Here is a daily chart of the December e-minis going back to the May 2, 2011 top. As you know I think the S&P is in the middle of a bear market which will probably drop the average to 950 or so.

Last week the market put in a low at 1068 and has since staged a fast rally. I think this rally is going to stall near resistance which stands between the August 31 top at 1224.00 (green dash line) and the June 16 low of 1246.50 (red dash line). The target area is delimited by the green oval.

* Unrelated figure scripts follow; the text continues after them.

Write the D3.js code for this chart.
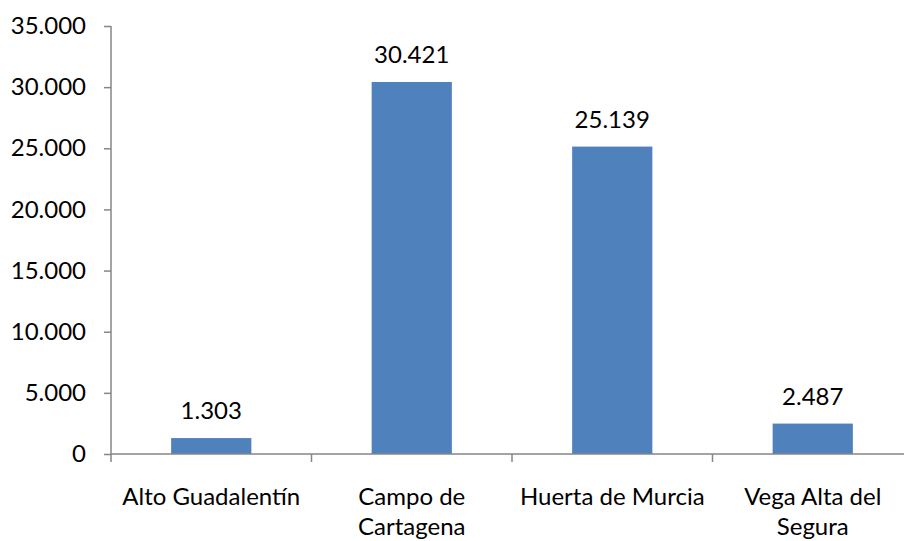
<!DOCTYPE html>
<html>
<head>
<meta charset="utf-8">
<script src="https://cdn.jsdelivr.net/npm/d3@7"></script>
<style>
    body { margin: 0; background: #fff; }
    svg text { font-family: Lato, "Open Sans", sans-serif; fill: #000; }
</style>
</head>
<body>
<div id="chart"></div>
<script>
var categories = [["Alto Guadalentín"], ["Campo de", "Cartagena"], ["Huerta de Murcia"], ["Vega Alta del", "Segura"]]
var values = [1303, 30421, 25139, 2487]
var yTicks = [0, 5000, 10000, 15000, 20000, 25000, 30000, 35000]

var width = 904, height = 541
var plotLeft = 111, plotRight = 913, plotTop = 26, plotBottom = 454
var fontSize = 24

var svg = d3.select('#chart').append('svg').attr('width', width).attr('height', height)

var x = d3.scaleBand().domain(d3.range(categories.length)).range([plotLeft, plotRight]).paddingInner(0.6).paddingOuter(0.3)
var y = d3.scaleLinear().domain([0, 35000]).range([plotBottom, plotTop])

// formato español: punto como separador de miles
var fmt = function (d) {
    return d3.format(',')(d).replace(/,/g, '.')
}

svg.selectAll('rect.bar').data(values).enter().append('rect')
    .attr('class', 'bar')
    .attr('x', function (d, i) { return x(i) })
    .attr('y', function (d) { return y(d) })
    .attr('width', x.bandwidth())
    .attr('height', function (d) { return plotBottom - y(d) })
    .attr('fill', '#4F81BD')

svg.selectAll('text.value').data(values).enter().append('text')
    .attr('class', 'value')
    .attr('x', function (d, i) { return x(i) + x.bandwidth() / 2 })
    .attr('y', function (d) { return y(d) - 19 })
    .attr('text-anchor', 'middle')
    .style('font-size', fontSize + 'px')
    .text(fmt)

// eje y
var yAxis = svg.append('g').attr('transform', 'translate(' + plotLeft + ',0)')
    .call(d3.axisLeft(y).tickValues(yTicks).tickSize(7).tickPadding(18).tickFormat(fmt))
yAxis.selectAll('text').style('font-size', fontSize + 'px').attr('fill', '#000')
yAxis.selectAll('line').attr('stroke', '#868686').attr('stroke-width', 1.5)
yAxis.select('.domain').attr('stroke', '#868686').attr('stroke-width', 1.5).attr('d', 'M0,' + plotTop + 'V' + plotBottom)

// eje x con marcas entre categorías
var xEdge = d3.scaleLinear().domain([0, categories.length]).range([plotLeft, plotRight])
var xAxis = svg.append('g').attr('transform', 'translate(0,' + plotBottom + ')')
xAxis.append('line').attr('x1', plotLeft).attr('x2', plotRight).attr('stroke', '#868686').attr('stroke-width', 1.5)
xAxis.selectAll('line.tick').data(d3.range(categories.length + 1)).enter().append('line')
    .attr('class', 'tick')
    .attr('x1', function (d) { return xEdge(d) }).attr('x2', function (d) { return xEdge(d) })
    .attr('y1', 0).attr('y2', 8)
    .attr('stroke', '#868686').attr('stroke-width', 1.5)

var labels = svg.selectAll('text.cat').data(categories).enter().append('text')
    .attr('class', 'cat')
    .attr('text-anchor', 'middle')
    .style('font-size', fontSize + 'px')
labels.selectAll('tspan').data(function (d, i) {
    return d.map(function (line) { return {line: line, i: i} })
}).enter().append('tspan')
    .attr('x', function (d) { return x(d.i) + x.bandwidth() / 2 })
    .attr('y', function (d, j) { return plotBottom + 51 + j * 30 })
    .text(function (d) { return d.line })
</script>
</body>
</html>
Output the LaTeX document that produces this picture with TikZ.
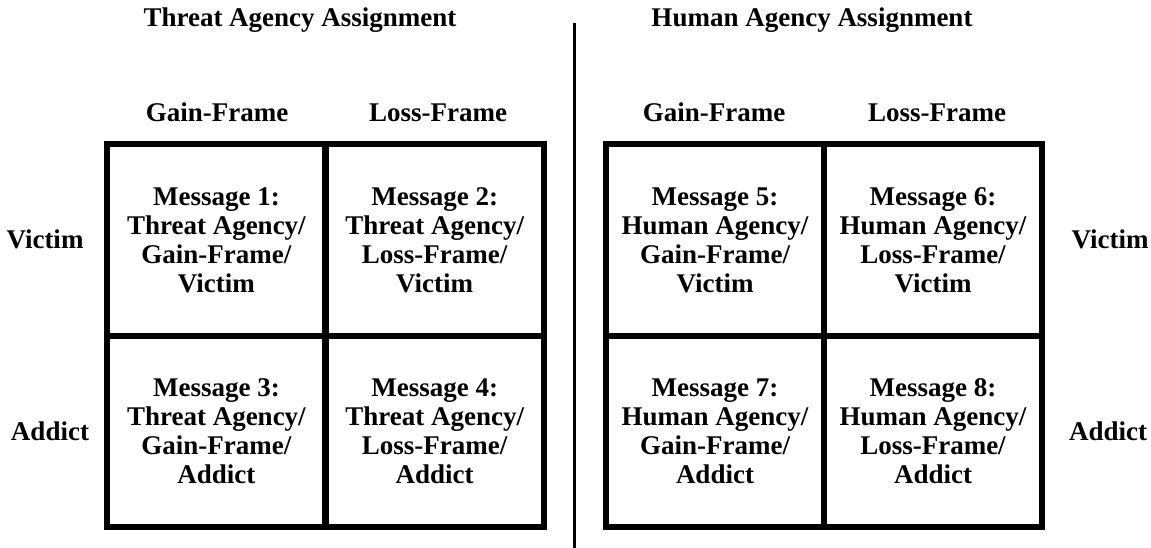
\documentclass[tikz,border=0pt]{standalone}
\usepackage{fontspec}
\setmainfont{Liberation Serif}
\tikzset{
  lbl/.style={font=\fontsize{27}{29}\selectfont\bfseries, inner sep=0pt, anchor=base},
  cell/.style={draw, line width=6pt, minimum width=218.5pt, minimum height=191.5pt,
    align=center, font=\fontsize{27}{29}\selectfont\bfseries, inner sep=0pt},
  divider/.style={line width=2.4pt}
}
\begin{document}
\begin{tikzpicture}[x=1pt,y=-1pt]
\useasboundingbox (0,0) rectangle (1151,548);

% section titles
\node[lbl] (t1) at (300,27) {Threat Agency Assignment};
\node[lbl] (t2) at (812,27) {Human Agency Assignment};

% divider between the two designs
\coordinate (dtop) at (574.5,23);
\coordinate (dbot) at (574.5,548);
\draw[divider] (dtop) -- (dbot);

% column headings
\node[lbl] (g1) at (217,122) {Gain-Frame};
\node[lbl] (l1) at (438,122) {Loss-Frame};
\node[lbl] (g2) at (714,122) {Gain-Frame};
\node[lbl] (l2) at (937,122) {Loss-Frame};

% row headings
\node[lbl] (v1) at (45,248) {Victim};
\node[lbl] (a1) at (50,440) {Addict};
\node[lbl] (v2) at (1110,248) {Victim};
\node[lbl] (a2) at (1108,440) {Addict};

% threat agency grid
\node[cell] (m1) at (216.4,240) {Message 1:\\Threat Agency/\\Gain-Frame/\\Victim};
\node[cell] (m2) at (434.7,240) {Message 2:\\Threat Agency/\\Loss-Frame/\\Victim};
\node[cell] (m3) at (216.4,431.5) {Message 3:\\Threat Agency/\\Gain-Frame/\\Addict};
\node[cell] (m4) at (434.7,431.5) {Message 4:\\Threat Agency/\\Loss-Frame/\\Addict};

% human agency grid
\node[cell] (m5) at (715,240) {Message 5:\\Human Agency/\\Gain-Frame/\\Victim};
\node[cell] (m6) at (933,240) {Message 6:\\Human Agency/\\Loss-Frame/\\Victim};
\node[cell] (m7) at (715,431.5) {Message 7:\\Human Agency/\\Gain-Frame/\\Addict};
\node[cell] (m8) at (933,431.5) {Message 8:\\Human Agency/\\Loss-Frame/\\Addict};
\end{tikzpicture}
\end{document}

My best guess is that the rally top will be in by the end of October. At that juncture I think the market will begin its next down leg of this bear market. The first one dropped the S&P about 300 points. If the second one starts from 1250 and drops the market another 300 points it would carry the S&P to 950.


janet said...

Thanks Carl for the update!!

Graph1159 said...

Given the extent of the rally over the past week, I now think that the low of the cyclical bear market ocurred on October 4. The S&P 500 was only 6.3% above the July 2010 intraday low (4.5% above the closing low).
I think that the downturn subdivided into two separate declines. The first one was from May 2nd - June 16, and the second during July 7 - Oct. 4. Cyclical stocks such as financials, housing stocks, industrials, and materials stocks were down 30-50% from their bull market highs. These are recession-magnitude declines, and with a double dip recession unlikely, the market has already priced in something worse than the reality.
While I think a bull market uptrend is underway, the first half of it is probably going to be very erratic with sharp, frequent pullbacks and corrections given the macroeconomic environment.